The writer and director of “Clerks,” “Chasing Amy” and “Dogma” is opening a West Coast version of a comic book store named after recurring characters in his movies.

Kevin Smith and partner Bob Chapman have formed Silent Bob’s LLC and signed a five-year lease for a 2,210-square-foot storefront at 1045 Westwood Blvd. in Westwood Village, according to Suzanne Laff, a realtor with Beitler Commercial Realty Services, who brokered the deal. The store will be called Jay and Silent Bob’s Secret Stash.

It will be the third attempt to open a comic book store in Westwood within the last 10 years, but Chapman said the pair would succeed where others haven’t because of Smith’s celebrity and because it will have a broader focus.

“It won’t just be a comic book store but more of a pop culture store,” he said. “If people walk in and they don’t care about comics, we want to give them a reason not to just turn around and walk out.”

Smith opened the original store in his hometown of Red Bank, N.J. several years ago. Since his first hit “Clerks,” he has slowly moved his operations to Los Angeles, and for the last year or so he has wanted to open a West Coast outlet for his store, Chapman said.

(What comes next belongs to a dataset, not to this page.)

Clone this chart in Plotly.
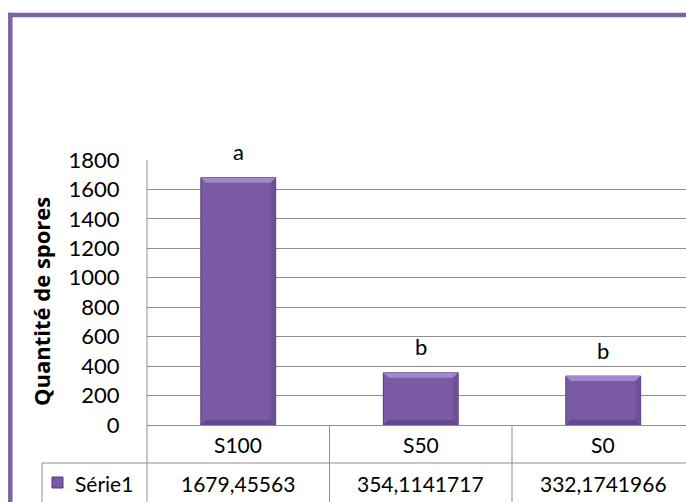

“Kevin suggested Westwood. He lives in the area,” Chapman said. “It had a lot of good attributes, too. It has a lot of foot traffic and Kevin has a large college audience, so having UCLA in the backyard was a pretty big reason.”

Smith’s store is named after Jay and Silent Bob, a popular comic duo who appear in several of his movies.

The Westwood store has a tentative opening date of June 1.

For the last six years, Chapman’s Anaheim-based company Graphitti Designs Inc. has been making T-shirts, posters and figurines for Smith’s movies and production company, View Askew Productions.

Though Chapman says he doesn’t know anything about retail, he said his background in merchandising would be a plus. But the biggest asset, Chapman said, will be Smith’s fans, who tend to range in age from 15 to 35.

“Kevin has an impact on the right demographic,” he said. “His fan base is very unique and very rabid. This will be another outlet for that.”